How are two definitions of quasi-convexity equivalent? [duplicate]

Question

Why are these two definitions equivalent? (Assuming $C$ is convex)

• $f: C \rightarrow \mathbb{R} $ is quasi-convex if for any $x, y \in C$ and $\lambda \in [0,1]$, $$ f((1-\lambda)x + \lambda y) \leq \max\{f(x), f(y)\} .$$

• $f: C \rightarrow \mathbb{R} $ is quasi-convex if for any $\alpha \in \mathbb{R}$, $\operatorname{Lev} (f, \alpha) $ is convex.

Where $\operatorname{Lev} (f, \alpha) $ is defined as: $$ \{x \in S: f(x) < \alpha \}$$

I was successful to show that if we have the first definition, it implies the second one, but got stuck on the reverse side.

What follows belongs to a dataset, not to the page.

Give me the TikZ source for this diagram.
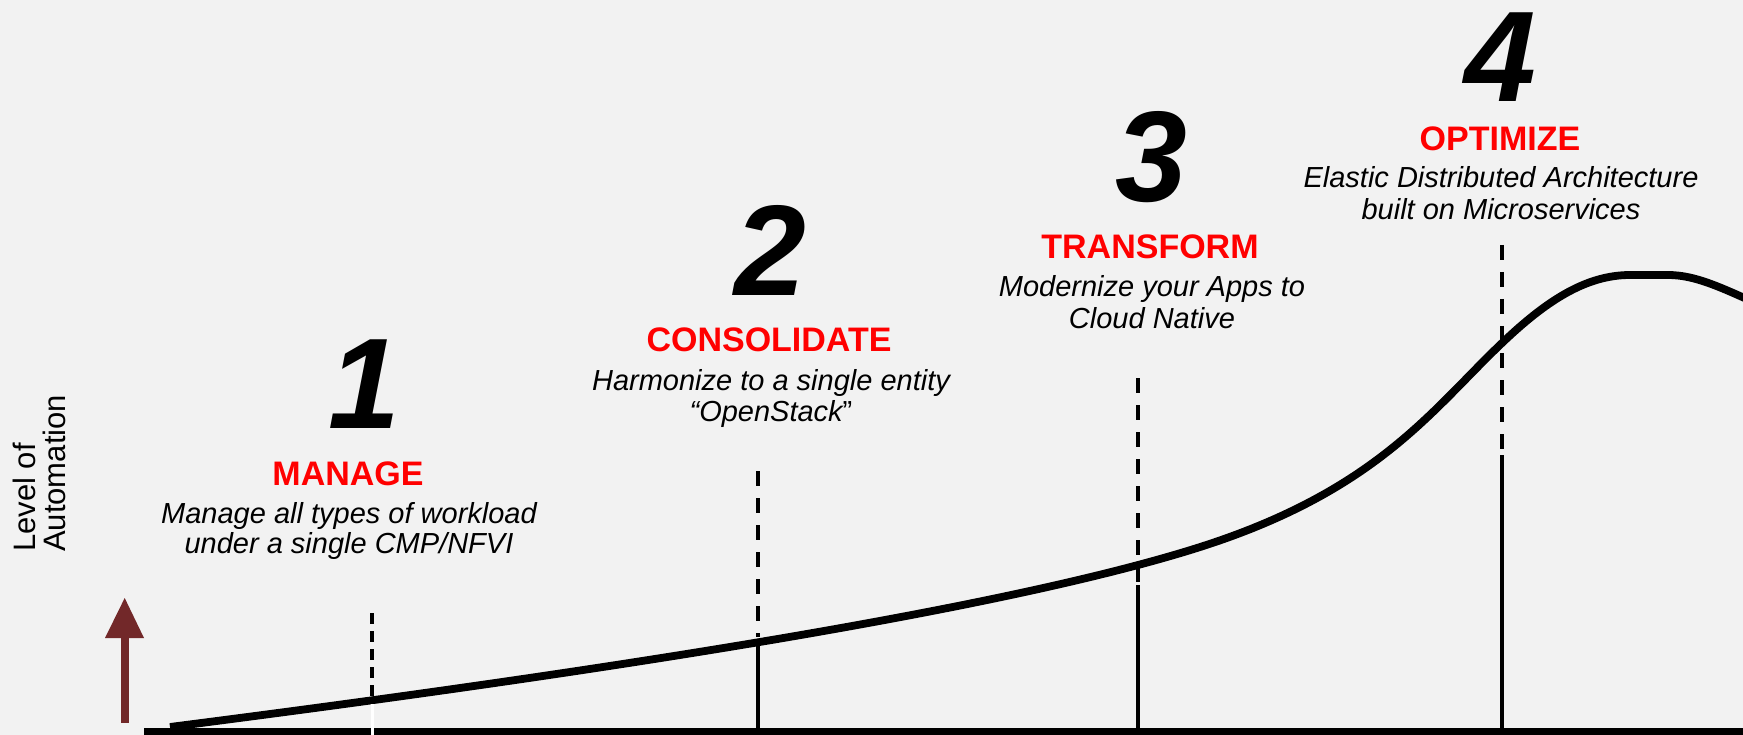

assume $ x, y \in \operatorname{Lev} (f, \alpha) $ so: $$f(x) < \alpha,$$ $$f(y) < \alpha.$$

Then we have: $$ max\{f(x), f(y)\} < \alpha $$ So by the first definition, we have: $$ f((1-\lambda)x + \lambda y) < \alpha $$ Which implies that:

$$ ((1-\lambda)x + \lambda y) \in \operatorname{Lev}(f, \alpha) .$$

Answer 1

In order to show that the second condition implies the first, assume that $\operatorname{Lev}(f, \alpha) $ is convex for all $\alpha \in \Bbb R$.

Now let $x, y \in C$ and $0 \le \lambda \le 1$.

For arbitrary $\epsilon > 0$ set $\alpha = \max(f(x), f(y)) + \epsilon$. Then $$ f(x) < \alpha \implies x \in \operatorname{Lev}(f, \alpha) $$ and $$ f(y) < \alpha \implies y \in \operatorname{Lev}(f, \alpha) $$ and therefore, since $\operatorname{Lev}(f, \alpha)$ is convex, $$ (1-\lambda)x + \lambda y \in \operatorname{Lev}(f, \alpha) \, . $$ So $$ f((1-\lambda)x + \lambda y) < \alpha = \max(f(x), f(y)) + \epsilon $$ for all $\epsilon > 0$, which implies $$ f((1-\lambda)x + \lambda y) \le \max(f(x), f(y)) \, . $$ This proves that $f$ is quasi-convex.